What needs to be done :: Tell how many lines in the data below hold the string "matplotlib"; give nothing but the number.

Task material ::
=-=-=-=-=

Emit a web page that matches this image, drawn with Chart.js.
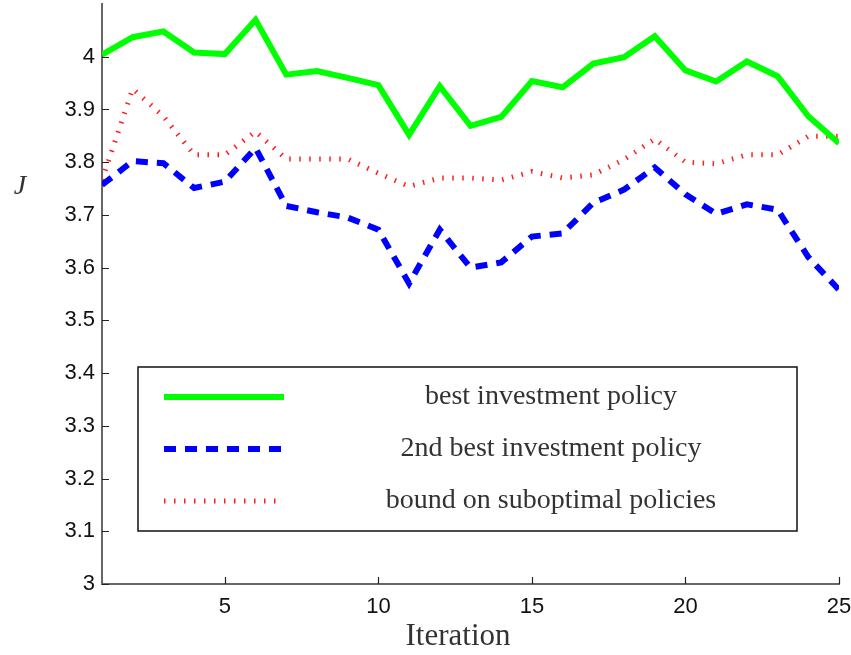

=-=-=-=-=

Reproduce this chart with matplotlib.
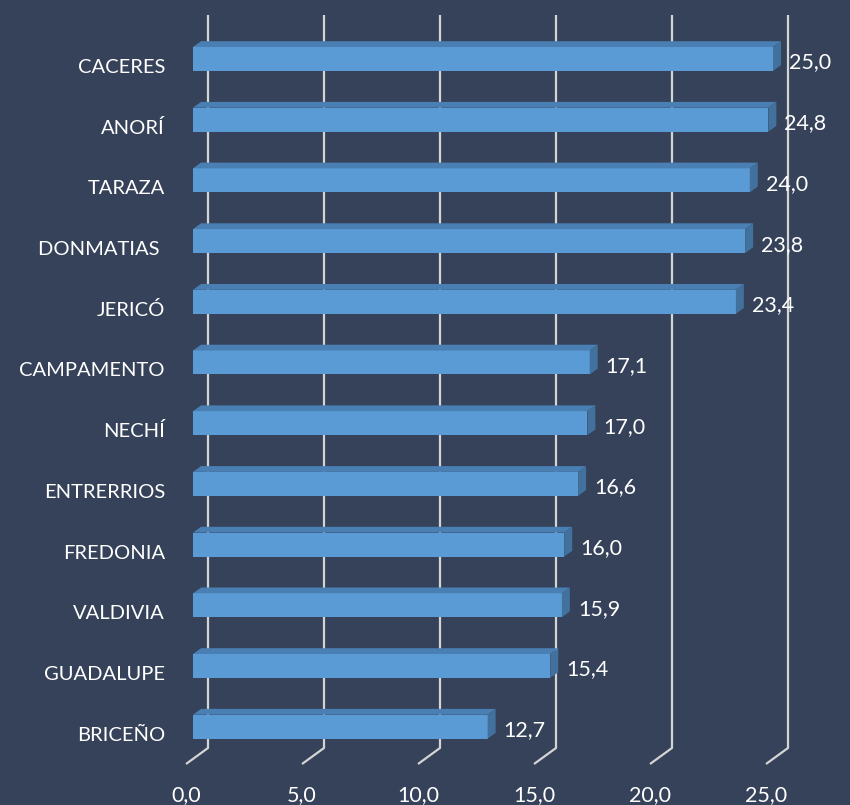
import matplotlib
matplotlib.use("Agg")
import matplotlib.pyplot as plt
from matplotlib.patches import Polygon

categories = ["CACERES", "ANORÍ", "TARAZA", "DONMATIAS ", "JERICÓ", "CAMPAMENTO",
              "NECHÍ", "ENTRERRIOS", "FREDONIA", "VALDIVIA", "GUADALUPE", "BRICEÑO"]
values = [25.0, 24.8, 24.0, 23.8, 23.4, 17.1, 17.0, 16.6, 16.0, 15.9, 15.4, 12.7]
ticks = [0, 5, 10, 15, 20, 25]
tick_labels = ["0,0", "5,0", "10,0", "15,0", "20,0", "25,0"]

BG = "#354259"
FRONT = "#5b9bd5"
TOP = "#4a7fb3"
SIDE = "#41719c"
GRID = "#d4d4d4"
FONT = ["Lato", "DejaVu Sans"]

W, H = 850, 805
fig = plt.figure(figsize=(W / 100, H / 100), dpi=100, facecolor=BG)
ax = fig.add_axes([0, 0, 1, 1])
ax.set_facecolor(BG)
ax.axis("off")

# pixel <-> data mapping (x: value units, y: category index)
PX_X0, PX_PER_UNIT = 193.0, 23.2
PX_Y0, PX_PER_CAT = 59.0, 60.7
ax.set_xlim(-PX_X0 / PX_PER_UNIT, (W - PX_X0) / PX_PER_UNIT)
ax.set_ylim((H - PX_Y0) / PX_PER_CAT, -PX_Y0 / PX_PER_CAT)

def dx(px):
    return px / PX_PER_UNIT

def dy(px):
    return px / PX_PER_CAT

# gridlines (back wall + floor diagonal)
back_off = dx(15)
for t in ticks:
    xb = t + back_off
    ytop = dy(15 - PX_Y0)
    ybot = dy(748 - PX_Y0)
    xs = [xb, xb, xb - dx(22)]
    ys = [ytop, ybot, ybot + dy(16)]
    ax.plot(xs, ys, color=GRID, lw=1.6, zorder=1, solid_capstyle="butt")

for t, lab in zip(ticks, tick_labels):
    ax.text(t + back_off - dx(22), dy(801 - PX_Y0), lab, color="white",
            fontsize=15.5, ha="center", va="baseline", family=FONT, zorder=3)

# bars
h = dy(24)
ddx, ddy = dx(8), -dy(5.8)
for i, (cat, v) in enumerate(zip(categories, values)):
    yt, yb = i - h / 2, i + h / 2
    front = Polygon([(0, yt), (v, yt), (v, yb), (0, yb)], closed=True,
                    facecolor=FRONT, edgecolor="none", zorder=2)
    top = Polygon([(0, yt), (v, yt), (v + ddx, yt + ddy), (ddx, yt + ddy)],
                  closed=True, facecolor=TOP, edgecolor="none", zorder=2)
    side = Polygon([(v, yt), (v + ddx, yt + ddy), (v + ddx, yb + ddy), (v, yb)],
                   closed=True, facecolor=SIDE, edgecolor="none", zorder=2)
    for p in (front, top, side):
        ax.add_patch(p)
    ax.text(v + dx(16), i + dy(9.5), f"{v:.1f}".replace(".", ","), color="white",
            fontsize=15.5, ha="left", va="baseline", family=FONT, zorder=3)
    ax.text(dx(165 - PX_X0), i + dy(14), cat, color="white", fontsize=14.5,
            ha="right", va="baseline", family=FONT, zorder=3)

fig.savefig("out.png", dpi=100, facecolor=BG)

=-=-=-=-=

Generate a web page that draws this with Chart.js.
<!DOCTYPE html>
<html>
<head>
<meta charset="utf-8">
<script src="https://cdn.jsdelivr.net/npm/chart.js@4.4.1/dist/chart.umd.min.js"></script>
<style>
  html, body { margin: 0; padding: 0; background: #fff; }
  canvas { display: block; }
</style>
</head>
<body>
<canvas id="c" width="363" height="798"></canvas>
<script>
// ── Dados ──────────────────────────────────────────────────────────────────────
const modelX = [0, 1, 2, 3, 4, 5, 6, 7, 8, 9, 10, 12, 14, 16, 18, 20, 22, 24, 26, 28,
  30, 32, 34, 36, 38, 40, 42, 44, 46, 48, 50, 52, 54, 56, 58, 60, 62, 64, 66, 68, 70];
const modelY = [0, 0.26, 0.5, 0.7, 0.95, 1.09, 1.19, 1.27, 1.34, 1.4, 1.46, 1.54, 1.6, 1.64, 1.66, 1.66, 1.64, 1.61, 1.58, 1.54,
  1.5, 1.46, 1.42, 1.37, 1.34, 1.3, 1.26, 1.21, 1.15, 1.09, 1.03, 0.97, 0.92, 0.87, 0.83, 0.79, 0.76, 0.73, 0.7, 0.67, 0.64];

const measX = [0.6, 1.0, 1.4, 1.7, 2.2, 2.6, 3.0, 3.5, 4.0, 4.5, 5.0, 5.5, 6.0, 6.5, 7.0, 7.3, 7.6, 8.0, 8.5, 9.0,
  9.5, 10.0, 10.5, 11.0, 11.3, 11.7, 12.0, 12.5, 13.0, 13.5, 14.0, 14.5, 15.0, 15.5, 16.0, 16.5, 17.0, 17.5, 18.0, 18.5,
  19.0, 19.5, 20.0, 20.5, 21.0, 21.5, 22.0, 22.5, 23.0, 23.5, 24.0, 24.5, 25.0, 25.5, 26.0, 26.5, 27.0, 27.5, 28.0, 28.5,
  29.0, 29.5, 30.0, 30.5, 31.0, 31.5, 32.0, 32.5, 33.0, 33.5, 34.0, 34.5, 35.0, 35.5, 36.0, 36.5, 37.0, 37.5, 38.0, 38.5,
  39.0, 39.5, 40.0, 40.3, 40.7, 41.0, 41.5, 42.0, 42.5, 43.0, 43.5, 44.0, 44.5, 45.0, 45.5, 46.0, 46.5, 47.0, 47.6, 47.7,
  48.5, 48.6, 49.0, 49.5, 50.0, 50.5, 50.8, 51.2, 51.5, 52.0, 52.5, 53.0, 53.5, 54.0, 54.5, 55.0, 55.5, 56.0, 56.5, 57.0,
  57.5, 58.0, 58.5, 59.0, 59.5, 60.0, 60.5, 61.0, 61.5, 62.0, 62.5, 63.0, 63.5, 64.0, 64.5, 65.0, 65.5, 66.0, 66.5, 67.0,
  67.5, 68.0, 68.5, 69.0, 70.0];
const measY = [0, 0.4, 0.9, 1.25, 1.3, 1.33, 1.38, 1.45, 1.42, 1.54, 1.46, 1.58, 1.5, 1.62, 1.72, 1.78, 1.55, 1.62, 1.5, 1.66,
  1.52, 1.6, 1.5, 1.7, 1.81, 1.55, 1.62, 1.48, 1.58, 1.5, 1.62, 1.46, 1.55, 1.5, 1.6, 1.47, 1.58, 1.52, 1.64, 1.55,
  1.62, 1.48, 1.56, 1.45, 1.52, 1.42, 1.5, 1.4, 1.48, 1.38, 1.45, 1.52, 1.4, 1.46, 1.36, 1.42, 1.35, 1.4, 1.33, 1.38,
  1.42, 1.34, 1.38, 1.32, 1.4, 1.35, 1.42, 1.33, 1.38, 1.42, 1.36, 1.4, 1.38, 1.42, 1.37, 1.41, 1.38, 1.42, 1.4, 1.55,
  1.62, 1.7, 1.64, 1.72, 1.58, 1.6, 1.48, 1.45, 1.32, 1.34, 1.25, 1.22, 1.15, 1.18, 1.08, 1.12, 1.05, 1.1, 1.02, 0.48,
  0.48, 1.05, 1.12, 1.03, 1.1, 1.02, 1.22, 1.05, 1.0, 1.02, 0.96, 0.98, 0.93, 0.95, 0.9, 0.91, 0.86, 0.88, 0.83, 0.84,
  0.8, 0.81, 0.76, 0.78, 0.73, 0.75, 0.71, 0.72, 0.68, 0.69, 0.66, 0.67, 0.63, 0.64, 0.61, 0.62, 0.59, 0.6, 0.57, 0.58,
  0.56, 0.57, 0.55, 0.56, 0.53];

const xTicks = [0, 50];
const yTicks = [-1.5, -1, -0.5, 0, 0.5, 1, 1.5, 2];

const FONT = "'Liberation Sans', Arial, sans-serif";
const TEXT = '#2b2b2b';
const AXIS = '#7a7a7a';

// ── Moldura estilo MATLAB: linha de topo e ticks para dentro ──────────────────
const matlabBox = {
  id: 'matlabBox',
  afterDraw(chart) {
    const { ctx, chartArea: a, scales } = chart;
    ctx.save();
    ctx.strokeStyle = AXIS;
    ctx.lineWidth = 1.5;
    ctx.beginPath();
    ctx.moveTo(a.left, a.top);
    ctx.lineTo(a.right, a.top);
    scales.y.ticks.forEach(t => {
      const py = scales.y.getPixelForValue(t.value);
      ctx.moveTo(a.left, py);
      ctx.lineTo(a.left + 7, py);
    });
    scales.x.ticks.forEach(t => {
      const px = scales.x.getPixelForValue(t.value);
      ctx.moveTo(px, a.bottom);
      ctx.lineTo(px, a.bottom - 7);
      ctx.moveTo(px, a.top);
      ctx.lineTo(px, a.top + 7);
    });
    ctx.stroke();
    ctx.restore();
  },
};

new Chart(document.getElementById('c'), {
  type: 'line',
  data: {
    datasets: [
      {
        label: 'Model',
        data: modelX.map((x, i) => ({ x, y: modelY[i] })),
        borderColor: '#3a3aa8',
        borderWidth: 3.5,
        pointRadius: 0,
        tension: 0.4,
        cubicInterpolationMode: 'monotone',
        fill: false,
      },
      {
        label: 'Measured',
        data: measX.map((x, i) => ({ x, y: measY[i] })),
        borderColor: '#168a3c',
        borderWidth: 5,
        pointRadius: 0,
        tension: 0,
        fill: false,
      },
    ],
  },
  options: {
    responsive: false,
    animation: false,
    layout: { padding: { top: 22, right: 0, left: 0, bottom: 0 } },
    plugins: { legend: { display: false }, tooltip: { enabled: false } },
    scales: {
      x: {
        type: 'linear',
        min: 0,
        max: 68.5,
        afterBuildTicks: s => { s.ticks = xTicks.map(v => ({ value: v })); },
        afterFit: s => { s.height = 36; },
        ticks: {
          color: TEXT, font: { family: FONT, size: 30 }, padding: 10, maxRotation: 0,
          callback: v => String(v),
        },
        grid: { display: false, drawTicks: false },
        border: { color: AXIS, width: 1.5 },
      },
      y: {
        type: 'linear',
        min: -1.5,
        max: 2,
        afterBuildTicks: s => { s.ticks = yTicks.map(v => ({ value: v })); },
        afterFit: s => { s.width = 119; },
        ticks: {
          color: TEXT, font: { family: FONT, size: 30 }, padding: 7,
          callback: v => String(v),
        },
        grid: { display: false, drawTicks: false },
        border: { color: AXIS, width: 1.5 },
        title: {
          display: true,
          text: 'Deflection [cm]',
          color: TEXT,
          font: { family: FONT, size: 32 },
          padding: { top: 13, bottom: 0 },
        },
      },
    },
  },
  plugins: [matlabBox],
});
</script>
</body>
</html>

=-=-=-=-=

Task output :: 5